After every natural disaster, the U.S. sees spikes of fraud like identify theft, scam charities, and phishing emails. Just like hurricanes, flash floods, blizzards, and tornadoes, COVID-19 has wrought hardship and confusion among consumers, providing a perfect opportunity for bad actors looking to take advantage of the most vulnerable.
In late February and early March, as the virus became more prevalent in American media, Menlo Security, a cybersecurity firm based out of Palo-Alto, found 32 times the usual number of daily successful attacks. On March 11, the same day the World Health Organization declared Covid-19 a pandemic, the company saw a surge in successful attacks.
According to CNBC, the U.S. Secret Service sent out alerts to law enforcement and banking officials warning about fraudulent emails. Attachments to these emails are intended to install malware onto company computers to give the attacker access to private company and customer information. “During the coronavirus outbreak, many companies and organizations have sent emails containing COVID-19 updates to their customers to make them aware of their current response and status. As these types of emails become increasingly frequent, criminals have started to use this familiarity to their advantage,” the alert said.
Online shopping has been an area of increased interest, and retailers like Amazon are attempting to combat fake third-party sellers that could be scamming both Amazon and its customers. Prior to the virus, Amazon preferred to meet with its third-party vendors in person, to verify their legitimacy to protect customers. Now, due to social distancing, the company has had to resort to other ways of verifying these sellers.
Amazon has turned to video conferencing technology to verify third-party vendors. The company says it has screened over 1,000 prospective sellers through this process so far. Third-party retailers make up over 50 percent of Amazon’s business, but with millions of products sold every day, fraud could prove difficult to manage. Last year, The Wall Street Journal investigated Amazon’s practices involving third-party sellers, saying that “In practice, Amazon has increasingly evolved like a flea market. It exercises limited oversight over items listed by millions of third-party sellers.”
Online retailers find themselves more vulnerable as well. Some less scrupulous online customers are creating multiple fake email accounts in order to get first time user discounts and referral bonuses at online stores.
After hurricane Katrina, the Department of Justice established the National Center for Disaster Fraud (NCDF), where people can report any instances of fraud related crime they come across. This applies for both natural and man-made disasters, and according to a DOJ press release, includes “more than 20 federal, state, and local agencies.” Currently the DOJ cautions people to be on the lookout for scams including:
- Healthcare fraud involving testing and treatment through emails, phone calls, or in person.

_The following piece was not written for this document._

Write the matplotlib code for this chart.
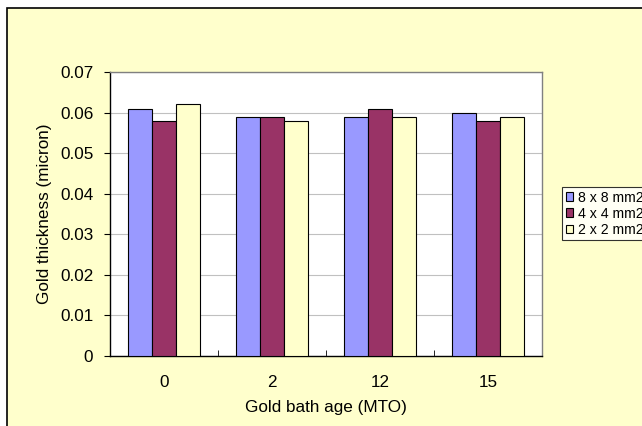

- Cryptocurrency fraud schemes using blackmail, work from home scams, and investment scams.
- Emails and Phone calls from individuals claiming to be IRS or Treasury employees.
Consumers should also follow guidelines from the FBI when to help guard against potential fraud. Some red flags include:
- Unexplained urgency
- Last minute changes to wire instructions or account information
- Changes in communication platforms (switching from Gmail to Outlook, for example)
DOJ also reminded consumers that the IRS first contact with individuals comes via snail mail, never through email or phone calls.